Copy exactly the lines that run from the top of the listing to the line containing "import * as", both ends included, and omit the pictures.

Start of Supplied information

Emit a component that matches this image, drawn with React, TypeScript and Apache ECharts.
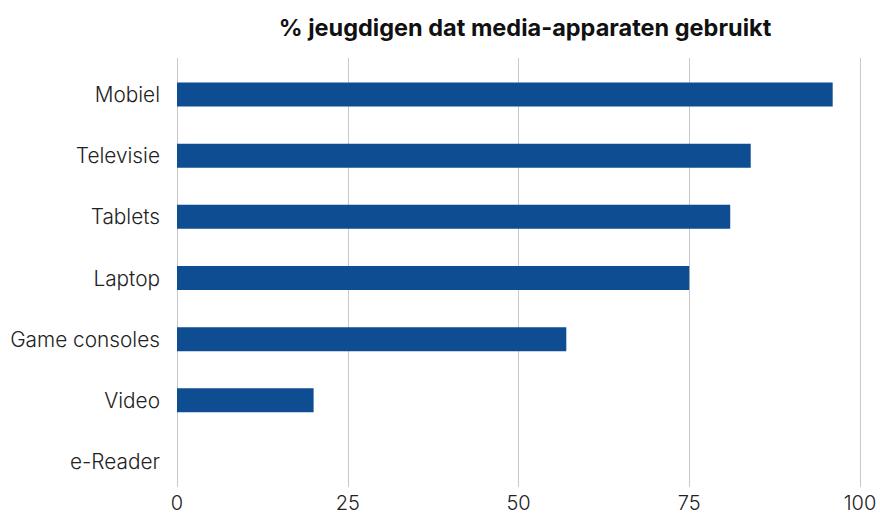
import React, { useEffect, useRef } from "react";
import * as echarts from "echarts";

const categories = ["Mobiel", "Televisie", "Tablets", "Laptop", "Game consoles", "Video", "e-Reader"];
const values = [96, 84, 81, 75, 57, 20, 0];
const xTicks = [0, 25, 50, 75, 100];

export default function App() {
  const ref = useRef<HTMLDivElement>(null);
  useEffect(() => {
    const chart = echarts.init(ref.current!, null, { renderer: "svg" });
    const font = "Inter, 'Noto Sans', sans-serif";
    chart.setOption({
      animation: false,
      backgroundColor: "#ffffff",
      title: {
        text: "% jeugdigen dat media-apparaten gebruikt",
        left: 520,
        textAlign: "center",
        top: 10,
        textStyle: { fontFamily: font, fontSize: 23.5, fontWeight: "bold", color: "#111" },
      },
      grid: [
        { left: 177, right: 20, top: 58, bottom: 28 },
        { left: 177, right: 20, top: 64, bottom: 23 },
      ],
      xAxis: [
        {
          gridIndex: 0,
          type: "value",
          min: xTicks[0],
          max: xTicks[xTicks.length - 1],
          interval: 25,
          axisLine: { show: false },
          axisTick: { show: false },
          splitLine: { show: true, lineStyle: { color: "#c8c8c8", width: 1 } },
          axisLabel: { fontFamily: font, fontSize: 20, fontWeight: 300, color: "#222", margin: 8, lineHeight: 16 },
        },
        {
          gridIndex: 1,
          type: "value",
          min: 0,
          max: 100,
          interval: 25,
          show: false,
        },
      ],
      yAxis: [
        {
          gridIndex: 0,
          type: "category",
          data: categories,
          inverse: true,
          show: false,
        },
        {
          gridIndex: 1,
          type: "category",
          data: categories,
          inverse: true,
          axisLine: { show: false },
          axisTick: { show: false },
          axisLabel: { fontFamily: font, fontSize: 20.8, fontWeight: 300, color: "#222", margin: 17 },
        },
      ],
      series: [
        {
          type: "bar",
          xAxisIndex: 1,
          yAxisIndex: 1,
          data: values,
          barWidth: 24,
          itemStyle: { color: "#0e4d91" },
        },
      ],
    });
    return () => chart.dispose();
  }, []);
  return <div ref={ref} style={{ width: 880, height: 515, position: "absolute", left: 0, top: 0 }} />;
}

End of Supplied information

Answer to the exercise
Emit a component that matches this image, drawn with React, TypeScript and Apache ECharts.
import React, { useEffect, useRef } from "react";
import * as echarts from "echarts";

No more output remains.